If you look back over the previous four items, it should be clear that the persistent state of the fire service culture is the common denominator. It’s why firefighters don’t wear seatbelts, it’s why fire departments don’t use personnel accountability systems, it’s why incident commanders don’t enforce CEC, and it’s why 360 size-ups are not conducted on all structure fires before fire suppression operations begin.
In 2004, representatives of the of the major fire service constituencies gathered in Tampa, Florida, for the first Firefighter Safety Summit. These leaders recognized the power of culture when they made Culture Change #1 of the 16 Firefighter Life Safety Initiatives. So, why do we still have so many issues rooted in fire service culture approximately 20 years later?
Dr. Clark wrote in his 2016 book, “I Can’t Save You But I’ll Die Trying: The American Fire Culture”:
Society needs to change how it thinks and feels about fire death. When a civilian is killed by fire, it is not an act of God, and when a firefighter is killed, it is not part of the job. When there is a fire death something went wrong. We must change to an Automatic Fire Protection Culture in the 21st century.”
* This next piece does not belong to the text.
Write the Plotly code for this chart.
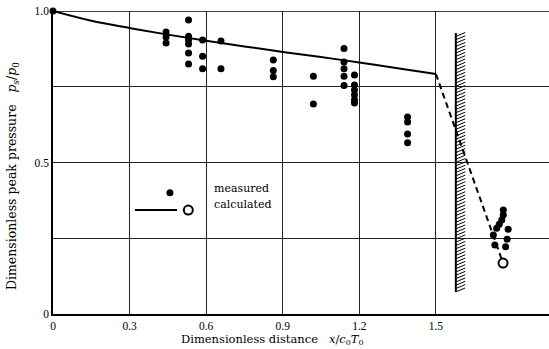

Dr. Clark later changed the title of his book in a subsequent printing. The new name: “I Can't Save You And Don't Want to Die Trying: American Fire Culture.” When asked why, he explained:
It has taken me six years to find the courage to change the title of my book. It may not be courage; it may be coming to grips with my own mortality. The reality is I have fewer years in front of me than behind me. Being brave and courageous is not in my control. Telling my truth is.”
Dr. Clark also changed the original cover photo, which showed the National Fallen Firefighters Memorial. “I struggled with that image then, what message does it send?” Clark said, adding, “Most people, even in the fire service, will not recognize the picture on the cover of this new edition. It is the rock to commemorate the National Fire Academy campus dedication on Oct. 8, 1979, in Emmitsburg, Maryland. The inscription on the rock is a phrase from Public Law 93-498-Oct. 29, 1974, creating the NFA, “to advance the professional development of fire service personnel and others engaged in fire prevention and control.”
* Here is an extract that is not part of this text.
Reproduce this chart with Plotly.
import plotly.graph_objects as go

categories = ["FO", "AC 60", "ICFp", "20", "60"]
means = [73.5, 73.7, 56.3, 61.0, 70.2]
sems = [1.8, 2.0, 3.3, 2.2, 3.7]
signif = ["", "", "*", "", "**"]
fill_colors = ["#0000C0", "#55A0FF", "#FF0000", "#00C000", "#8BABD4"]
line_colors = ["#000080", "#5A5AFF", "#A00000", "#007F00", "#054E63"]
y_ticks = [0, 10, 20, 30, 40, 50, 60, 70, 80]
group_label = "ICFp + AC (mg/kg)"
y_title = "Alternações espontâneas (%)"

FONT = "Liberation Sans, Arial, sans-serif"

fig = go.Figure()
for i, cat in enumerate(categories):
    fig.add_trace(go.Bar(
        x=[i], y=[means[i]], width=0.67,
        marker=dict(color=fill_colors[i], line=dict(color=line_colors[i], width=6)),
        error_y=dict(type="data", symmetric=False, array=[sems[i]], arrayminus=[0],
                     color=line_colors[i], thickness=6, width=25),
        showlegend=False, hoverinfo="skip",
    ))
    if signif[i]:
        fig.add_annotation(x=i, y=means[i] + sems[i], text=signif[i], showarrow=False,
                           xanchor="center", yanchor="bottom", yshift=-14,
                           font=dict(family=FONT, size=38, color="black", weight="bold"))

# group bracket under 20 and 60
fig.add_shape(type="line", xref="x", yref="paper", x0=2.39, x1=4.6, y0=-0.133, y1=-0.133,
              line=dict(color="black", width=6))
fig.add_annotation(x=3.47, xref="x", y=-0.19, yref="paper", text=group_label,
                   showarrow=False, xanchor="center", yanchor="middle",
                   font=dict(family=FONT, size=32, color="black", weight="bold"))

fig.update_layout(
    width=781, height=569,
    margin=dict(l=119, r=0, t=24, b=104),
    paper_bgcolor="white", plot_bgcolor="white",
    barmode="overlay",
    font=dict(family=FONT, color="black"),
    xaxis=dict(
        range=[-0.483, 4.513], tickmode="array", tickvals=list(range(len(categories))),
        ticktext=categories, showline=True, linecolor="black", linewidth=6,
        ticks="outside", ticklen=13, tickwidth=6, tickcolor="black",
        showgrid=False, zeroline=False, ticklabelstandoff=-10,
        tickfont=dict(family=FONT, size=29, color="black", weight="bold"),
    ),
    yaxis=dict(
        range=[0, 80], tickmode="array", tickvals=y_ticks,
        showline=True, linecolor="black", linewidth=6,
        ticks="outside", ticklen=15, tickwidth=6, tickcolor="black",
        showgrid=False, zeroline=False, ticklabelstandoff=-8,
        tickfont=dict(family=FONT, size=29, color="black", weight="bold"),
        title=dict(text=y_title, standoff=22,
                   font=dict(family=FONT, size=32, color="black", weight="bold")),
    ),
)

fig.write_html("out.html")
In my mind, Dr. Clark is a microcosm of the larger macro shift needed in fire service culture. Like the good doctor, we can change on an individual level. But research has shown that true cultural change happens when a large enough group adopts a new “normal” that replaces the current “normal.” And how does that happen?
In a study from 2016, Situational Pressures that Influence Firefighters’ Decision Making about Personal Protective Equipment: A Qualitative Analysis, Maglio and colleagues found two factors that heavily influence a firefighter’s ability to adopt a new normal: individual will and organizational solidarity. When fire department leaders regularly provide good training and education regarding acceptable safety practices and the potential risks associated with firefighting, they strengthen a firefighter’s individual will. They also found that organizational solidarity was a powerful tool for showing that a firefighter’s leaders promote and embrace the organization’s safety policies.
This list, though not all-inclusive—is about the common safety issues that should be no-brainers at this point. We’ve been talking and writing about these five safety issues for too many years. That reality is borne out by how many times these issues continue to show up in media reports, on social media, and in NIOSH LODD reports – even though we have identified the problems and developed solutions and have had them for many years. We just don’t act on them.
Maglio, M., et al. “Situational Pressures that Influence Firefighters’ Decision Making about Personal Protective Equipment: A Qualitative Analysis.” American Journal of Health Behavior, Volume 40, Number 5, September 2016, pp. 555-567(13).